Parmi les journalistes du vingtième siècle, Martha Gellhorn se distingue en tant que reporter de guerre, témoignant de ce que vivent les peuples pendant ces périodes d’incertitude.

Martha Gellhorn est peu connue en Europe. Ou, si elle l’est, c’est souvent comme « femme de », ce qui, pour elle, était pire que l’anonymat. Il est vrai qu’elle fut l’une des quatre épouses d’Ernest Hemingway, tout en étant la seule à l’avoir quitté. Non seulement parce qu’il courtisait beaucoup d’autres femmes. Mais surtout parce Martha Gellhorn était d’une autre trempe : c’était elle qui s’en allait. Elle qui agissait au lieu de subir. On retrouve cette force et cette noblesse de caractère dans ses écrits.
Née en 1908 à Saint-Louis, dans le Missouri, d’un père gynécologue et d’une mère avocate et militante féministe, elle abandonne ses études supérieures pour se lancer dans le journalisme. C’est durant cette période qu’elle couvrira notamment la vie des gens pendant la Grande Dépression, écrits qui seront réunis plus tard dans J’ai vu la misère : Récit d’une Amérique en crise.
Témoin de la guerre
Elle trouvera plus tard un penchant pour le reportage de guerres ; dans son livre Le Monde sur le vif, elle compare le journalisme de terrain à « un simple passeport », qui lui permettait d’obtenir « un siège au premier rang pour le spectacle de l’histoire en cours ». En 1936 elle est envoyée à Madrid pour couvrir la Guerre d’Espagne aux côtés des Républicains espagnols pour le magazine américain Collier’s. Elle raconte dans ses articles comment vivent au quotidien les Madrilènes sous les bombes. C’est pendant ses voyages qu’elle rencontre Ernest Hemingway, journaliste qui avait aussi un goût pour l’aventure. Pendant la Seconde Guerre mondiale, elle est la seule femme à participer au débarquement de Normandie en juin 1944 avec les troupes américaines. Dans ses écrits, journalistiques et romanesques, Gellhorn tient toujours du côté des peuples ; les Espagnols en 1937, les Finlandais lors de la Guerre d’Hiver en 1939. De manière frappante et émouvante, elle raconte le côté parfois oublié de la guerre, celui du peuple qui essaye de survivre pendant les conflits. Elle varie les angles, trouve le mot juste. Cette relation avec les laissés-pour-compte, les victimes du malheur, se double d’un regard critique qu’elle porte bien, sans jamais tomber dans la compassion ou dans le militantisme.
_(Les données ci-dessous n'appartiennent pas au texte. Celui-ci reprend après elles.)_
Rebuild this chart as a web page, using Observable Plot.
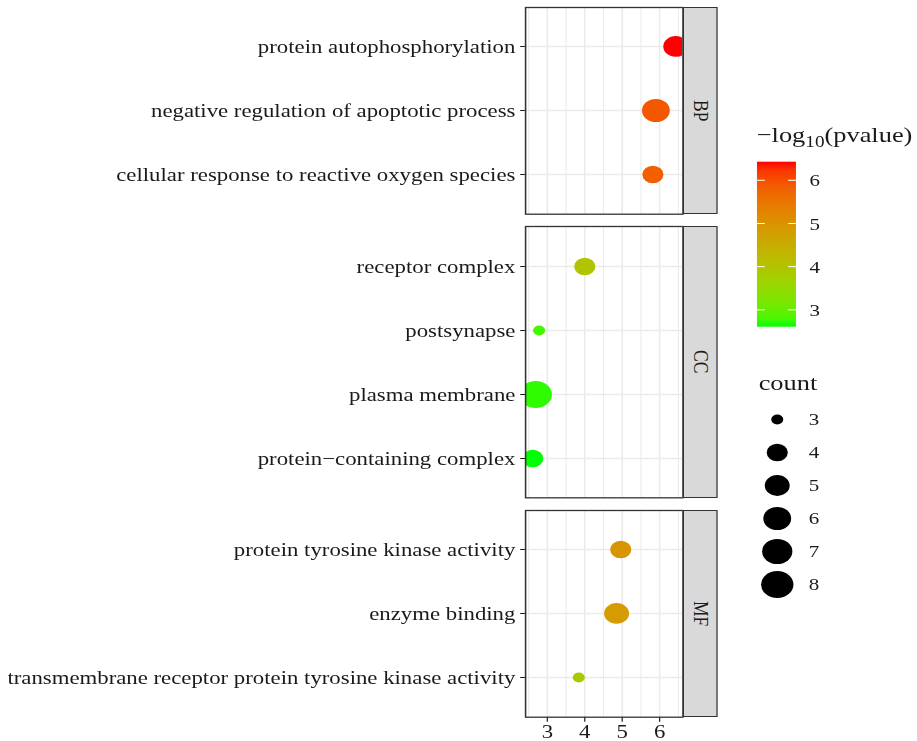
<!DOCTYPE html>
<html><head><meta charset="utf-8">
<script src="https://cdn.jsdelivr.net/npm/d3@7"></script>
<script src="https://cdn.jsdelivr.net/npm/@observablehq/plot@0.6"></script>
<style>
html,body{margin:0;padding:0;background:#fff;}
#root{position:relative;width:764px;height:741px;transform:scaleX(1.2);transform-origin:0 0;font-family:"Liberation Serif",serif;overflow:visible;}
#root > *{position:absolute;}
.strip{background:#d9d9d9;border:1.3px solid #333;box-sizing:border-box;display:flex;align-items:center;justify-content:center;}
.strip span{writing-mode:vertical-rl;font-size:17.5px;color:#1a1a1a;font-family:"Liberation Serif",serif;}
</style></head><body><div id="root"></div>
<script>
// ---- data ----
const ontologies = ["BP", "CC", "MF"];
const terms = [
  "protein autophosphorylation",
  "negative regulation of apoptotic process",
  "cellular response to reactive oxygen species",
  "receptor complex",
  "postsynapse",
  "plasma membrane",
  "protein\u2212containing complex",
  "protein tyrosine kinase activity",
  "enzyme binding",
  "transmembrane receptor protein tyrosine kinase activity"
];
const termOntology = ["BP","BP","BP","CC","CC","CC","CC","MF","MF","MF"];
const logP = [6.43, 5.90, 5.82, 4.00, 2.78, 2.69, 2.61, 4.96, 4.85, 3.84];
const counts = [5, 6, 4, 4, 3, 8, 4, 4, 5, 3];
const xTicks = [3, 4, 5, 6];
const xMinorTicks = [2.5, 3.5, 4.5, 5.5, 6.5];
const colorBreaks = [3, 4, 5, 6];
const sizeBreaks = [3, 4, 5, 6, 7, 8];

const data = terms.map((t, i) => ({term: t, ontology: termOntology[i], logp: logP[i], count: counts[i]}));

// ---- scales ----
const [pLo, pHi] = d3.extent(logP);
const pad = (pHi - pLo) * 0.05;
const xDomain = [pLo - pad, pHi + pad];
const [cLo, cHi] = d3.extent(counts);
const colorOpts = {type: "linear", domain: [pLo, pHi], range: ["#00ff00", "#ff0000"], interpolate: d3.interpolateLab};
const rOpts = {type: "sqrt", transform: c => c - cLo, domain: [0, cHi - cLo], range: [5, 13.5]};

const root = document.getElementById("root");
const font = {fontFamily: "Liberation Serif, serif", background: "transparent", color: "#1a1a1a", overflow: "visible"};

// ---- panels ----
const unit = 64.6, top0 = 7, gap = 12.5;
const panelLeft = 437.5, panelRight = 568.6, stripW = 29.7;
let y0 = top0;
ontologies.forEach((f, k) => {
  const rows = data.filter(d => d.ontology === f);
  const h = (rows.length - 1 + 1.2) * unit;
  const isLast = k === ontologies.length - 1;
  const mt = 2, mb = isLast ? 30 : 2;
  const plot = Plot.plot({
    width: panelRight + 1, height: h + mt + mb,
    marginLeft: panelLeft, marginRight: 1, marginTop: mt, marginBottom: mb,
    style: {...font, fontSize: "19px"},
    x: {domain: xDomain, ticks: xTicks, tickFormat: d => String(d), tickSize: 5, tickPadding: 2.5, label: null, axis: isLast ? "bottom" : null},
    y: {type: "point", domain: rows.map(d => d.term), padding: 0.6, tickSize: 4, tickPadding: 4.5, label: null},
    color: colorOpts,
    r: rOpts,
    marks: [
      Plot.ruleX(xMinorTicks, {stroke: "#ebebeb", strokeWidth: 0.9}),
      Plot.ruleX(xTicks, {stroke: "#ebebeb", strokeWidth: 1.3}),
      Plot.ruleY(rows, {y: "term", stroke: "#ebebeb", strokeWidth: 1.3}),
      Plot.dot(rows, {x: "logp", y: "term", r: "count", fill: "logp", clip: true}),
      Plot.frame({stroke: "#333", strokeWidth: 1.3})
    ]
  });
  plot.style.left = "0px";
  plot.style.top = (y0 - mt) + "px";
  root.appendChild(plot);
  const strip = document.createElement("div");
  strip.className = "strip";
  strip.style.left = panelRight + "px";
  strip.style.top = y0 + "px";
  strip.style.width = stripW + "px";
  strip.style.height = h + "px";
  const sp = document.createElement("span");
  sp.textContent = f;
  strip.appendChild(sp);
  root.appendChild(strip);
  y0 += h + gap;
});

// ---- colour legend ----
const cl = d3.create("svg").attr("width", 150).attr("height", 230)
  .style("left", "620px").style("top", "110px").style("overflow", "visible")
  .style("font-family", "Liberation Serif, serif");
const title = cl.append("text").attr("x", 10.6).attr("y", 31.7).attr("font-size", 22).attr("fill", "#1a1a1a");
title.append("tspan").text("\u2212log");
title.append("tspan").attr("dy", 5).attr("font-size", 16).text("10");
title.append("tspan").attr("dy", -5).text("(pvalue)");
const cscale = d3.scaleLinear().domain([pLo, pHi]).range(["#00ff00", "#ff0000"]).interpolate(d3.interpolateLab);
const grad = cl.append("defs").append("linearGradient").attr("id", "cgrad")
  .attr("x1", 0).attr("y1", 1).attr("x2", 0).attr("y2", 0);
d3.range(0, 1.0001, 0.05).forEach(t => {
  grad.append("stop").attr("offset", t).attr("stop-color", cscale(pLo + t * (pHi - pLo)));
});
const barX = 10.8, barW = 32.5;
const cy = d3.scaleLinear().domain([pLo, pHi]).range([216.7, 51.7]);
cl.append("rect").attr("x", barX).attr("y", 51.7).attr("width", barW).attr("height", 165).attr("fill", "url(#cgrad)");
colorBreaks.forEach(v => {
  cl.append("line").attr("x1", barX).attr("x2", barX + 6.5).attr("y1", cy(v)).attr("y2", cy(v)).attr("stroke", "#fff").attr("stroke-width", 1);
  cl.append("line").attr("x1", barX + barW - 6.5).attr("x2", barX + barW).attr("y1", cy(v)).attr("y2", cy(v)).attr("stroke", "#fff").attr("stroke-width", 1);
  cl.append("text").attr("x", 54.5).attr("y", cy(v)).attr("dy", "0.35em").attr("font-size", 17.5).attr("fill", "#1a1a1a").text(v);
});
root.appendChild(cl.node());

// ---- size legend ----
const sl = Plot.plot({
  width: 150, height: 240, margin: 0,
  style: {...font, fontSize: "17.5px"},
  x: {domain: [0, 1], axis: null},
  y: {type: "point", domain: sizeBreaks, range: [58, 224], padding: 0, axis: null},
  r: rOpts,
  marks: [
    Plot.text(["count"], {text: d => d, frameAnchor: "top-left", dx: 11.7, dy: 14, fontSize: 22, textAnchor: "start"}),
    Plot.dot(sizeBreaks, {y: d => d, r: d => d, fill: "black", frameAnchor: "left", dx: 27.2}),
    Plot.text(sizeBreaks, {y: d => d, text: d => d, frameAnchor: "left", dx: 53.5, textAnchor: "start"})
  ]
});
sl.style.left = "620px";
sl.style.top = "360px";
root.appendChild(sl);
</script>
</body></html>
Après la Seconde Guerre mondiale, elle travaille pour le mensuel The Atlantic et couvrira pour eux le procès d’Eichmann en 1961 puis fera un reportage en Allemagne sur le changement d’idéologie du peuple allemand depuis 45. Elle décrit le nazisme comme une conséquence d’un monde qui n’a pas écouté les appels aux dangers. Déjà dans ses reportages qu’elle écrivait depuis l’Italie de 1944 ou l’Amérique centrale des années 80, elle expliquait que le nazisme « prônait l' »épouvante » comme arme de combat, comme moyen de parvenir à la victoire. Le genre humain est encore empoisonné par l’inoculation de cette doctrine, par les crimes commis partout et compensés par d’autres crimes. »
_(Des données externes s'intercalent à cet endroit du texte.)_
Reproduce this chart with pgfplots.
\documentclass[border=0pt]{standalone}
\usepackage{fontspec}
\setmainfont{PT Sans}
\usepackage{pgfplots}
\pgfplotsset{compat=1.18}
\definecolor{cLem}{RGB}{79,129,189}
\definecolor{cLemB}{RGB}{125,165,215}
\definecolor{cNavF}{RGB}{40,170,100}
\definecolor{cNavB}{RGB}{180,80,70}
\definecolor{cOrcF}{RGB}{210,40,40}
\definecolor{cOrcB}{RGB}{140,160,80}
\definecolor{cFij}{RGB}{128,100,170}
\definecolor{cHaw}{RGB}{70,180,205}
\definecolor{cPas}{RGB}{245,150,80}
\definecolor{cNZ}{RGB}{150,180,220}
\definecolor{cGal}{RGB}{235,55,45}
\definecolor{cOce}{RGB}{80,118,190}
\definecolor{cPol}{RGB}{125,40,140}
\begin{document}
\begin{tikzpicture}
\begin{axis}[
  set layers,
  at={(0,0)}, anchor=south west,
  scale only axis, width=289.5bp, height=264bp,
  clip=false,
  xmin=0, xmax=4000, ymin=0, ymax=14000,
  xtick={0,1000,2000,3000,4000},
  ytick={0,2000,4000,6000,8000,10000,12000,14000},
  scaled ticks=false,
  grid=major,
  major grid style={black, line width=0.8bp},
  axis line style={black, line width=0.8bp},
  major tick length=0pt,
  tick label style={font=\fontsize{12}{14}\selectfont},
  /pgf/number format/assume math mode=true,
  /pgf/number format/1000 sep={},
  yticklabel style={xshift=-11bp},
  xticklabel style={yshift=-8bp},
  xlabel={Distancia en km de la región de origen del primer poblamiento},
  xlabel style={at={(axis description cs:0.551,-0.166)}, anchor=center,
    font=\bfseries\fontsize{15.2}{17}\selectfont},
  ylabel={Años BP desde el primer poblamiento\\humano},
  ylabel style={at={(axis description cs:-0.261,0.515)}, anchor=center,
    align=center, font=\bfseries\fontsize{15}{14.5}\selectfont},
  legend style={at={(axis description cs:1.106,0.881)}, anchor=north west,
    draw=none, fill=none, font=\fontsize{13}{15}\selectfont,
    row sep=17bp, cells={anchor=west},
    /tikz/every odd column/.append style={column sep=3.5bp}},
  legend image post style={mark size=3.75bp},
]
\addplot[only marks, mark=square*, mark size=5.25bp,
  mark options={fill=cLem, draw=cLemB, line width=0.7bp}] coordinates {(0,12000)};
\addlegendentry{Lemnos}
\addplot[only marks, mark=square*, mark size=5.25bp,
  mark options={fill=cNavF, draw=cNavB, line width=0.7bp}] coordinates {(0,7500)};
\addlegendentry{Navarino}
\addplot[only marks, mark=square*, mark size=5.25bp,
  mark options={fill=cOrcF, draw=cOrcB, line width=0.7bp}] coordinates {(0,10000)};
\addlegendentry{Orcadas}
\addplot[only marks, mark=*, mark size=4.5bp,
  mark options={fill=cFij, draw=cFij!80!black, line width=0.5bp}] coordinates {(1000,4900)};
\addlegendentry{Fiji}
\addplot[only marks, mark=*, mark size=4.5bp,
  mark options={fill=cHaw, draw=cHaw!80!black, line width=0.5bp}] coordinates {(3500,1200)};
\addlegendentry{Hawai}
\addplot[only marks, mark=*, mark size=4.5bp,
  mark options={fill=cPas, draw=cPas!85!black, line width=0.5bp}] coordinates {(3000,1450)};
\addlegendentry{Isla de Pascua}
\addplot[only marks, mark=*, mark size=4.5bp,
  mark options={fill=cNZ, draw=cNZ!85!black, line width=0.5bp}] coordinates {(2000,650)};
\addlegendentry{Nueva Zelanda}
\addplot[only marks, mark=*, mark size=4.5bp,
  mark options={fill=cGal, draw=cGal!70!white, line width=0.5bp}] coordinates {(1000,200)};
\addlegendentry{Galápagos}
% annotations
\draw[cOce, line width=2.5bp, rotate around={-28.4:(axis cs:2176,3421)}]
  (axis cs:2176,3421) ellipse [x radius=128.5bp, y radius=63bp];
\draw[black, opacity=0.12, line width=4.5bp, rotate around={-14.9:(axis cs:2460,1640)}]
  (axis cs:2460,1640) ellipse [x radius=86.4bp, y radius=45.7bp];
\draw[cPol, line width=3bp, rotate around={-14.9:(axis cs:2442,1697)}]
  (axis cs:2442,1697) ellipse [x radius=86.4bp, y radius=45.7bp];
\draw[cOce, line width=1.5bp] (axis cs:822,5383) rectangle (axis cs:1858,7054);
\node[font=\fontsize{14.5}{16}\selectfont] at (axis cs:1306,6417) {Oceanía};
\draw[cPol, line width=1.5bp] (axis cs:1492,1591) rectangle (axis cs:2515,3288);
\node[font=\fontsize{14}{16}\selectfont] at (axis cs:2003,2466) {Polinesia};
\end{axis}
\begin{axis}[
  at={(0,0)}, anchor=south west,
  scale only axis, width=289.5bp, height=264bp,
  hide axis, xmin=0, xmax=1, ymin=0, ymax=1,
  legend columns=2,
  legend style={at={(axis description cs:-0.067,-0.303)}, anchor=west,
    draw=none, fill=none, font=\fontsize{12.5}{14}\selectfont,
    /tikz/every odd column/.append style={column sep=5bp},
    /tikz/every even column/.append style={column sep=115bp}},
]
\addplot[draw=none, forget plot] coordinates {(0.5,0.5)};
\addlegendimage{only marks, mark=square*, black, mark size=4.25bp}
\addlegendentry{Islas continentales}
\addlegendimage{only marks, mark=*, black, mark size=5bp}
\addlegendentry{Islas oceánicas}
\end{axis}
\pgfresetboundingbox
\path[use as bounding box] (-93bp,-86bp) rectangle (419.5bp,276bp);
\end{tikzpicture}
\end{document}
Elle continue de témoigner des violences de la guerre, partant en reportage dans les années 50 durant la Guerre du Viêt Nam, ainsi qu’au Salvador en 1983, toujours du point de vue des peuples. Après cela, elle décide d’arrêter le métier de reporter de guerre, se considérant trop âgée pour continuer.
Quand elle ne pouvait plus aller nager, voyager, écrire, parce qu’elle avait un cancer et n’y voyait plus, elle se suicida en avalant du cyanure le 14 février 1998. Elle avait 89 ans.
Grande romancière, quelques-uns de ses ouvrages sont disponibles en français, notamment « La Guerre de face, « Mes saisons en enfer, cinq voyages cauchemardesques », ainsi que Le monde sur le vif, recueil de ses plus grands textes entre les années 1930 et 1980.